Is this then not simply a case statement by another name? I am listing out each branch of the case statement and putting a bit of data in each list. I have just replaced a case statement with a directory structure.
Is there a simpler way to do the hiera.yaml layout in this case?
Also the “Your not supported” case, is that just set in the common.yml and overridden in the supported cases?
I can see some of the use cases mentioned in the problem with params.pp post being relevant to a case where you want to override values locally but even with the params.pp code it is still possible. I don’t think what params.pp is doing is data but code. There are decisions being made code is being run. By pretending that it is data you have moved code into the hiera.yaml and now you have code in your hiera data.
See https://github.com/DavidS/puppetlabs-ntp/tree/ntp-next where this is already done
An interesting example but I can’t see any of the benefits that you where talking about in your problem with params.pp file in that code. Other than maybe if you really don’t like reading puppet code.

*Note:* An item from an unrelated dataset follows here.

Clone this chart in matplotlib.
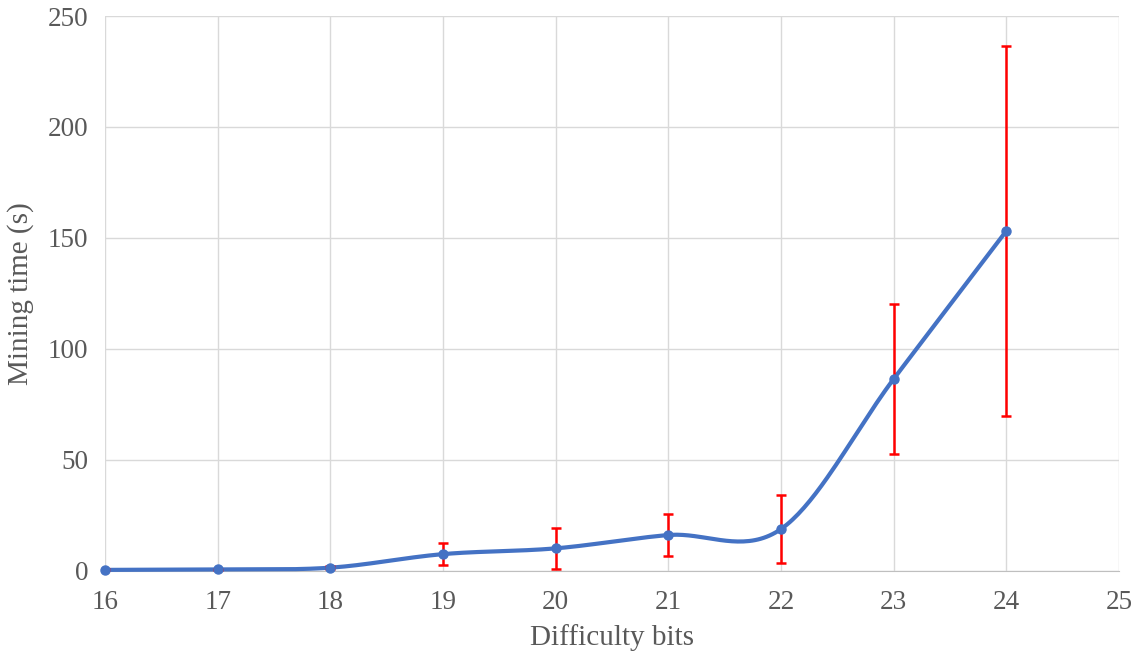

The hiera.yaml has replaced the case statement in the code with a cascading if statement. The variables are now moved out into a set of arbitrarily named files.
Just as before, the user of the module can override what they like by setting class parameters on the module. They can do that in their own code or using their own data source.
I know you have a lot more experience of this than me and I am honestly not trying to troll you but I am really struggling to see the benefits of this particular use of hiera.
That’s fine each to their own. Many people don’t like Hiera on a base level. Others do. You can pick what you like.
Data in modules resonate with many esp when combined with lookup options and types for others is just too much effort.
Pick what you like and works for you.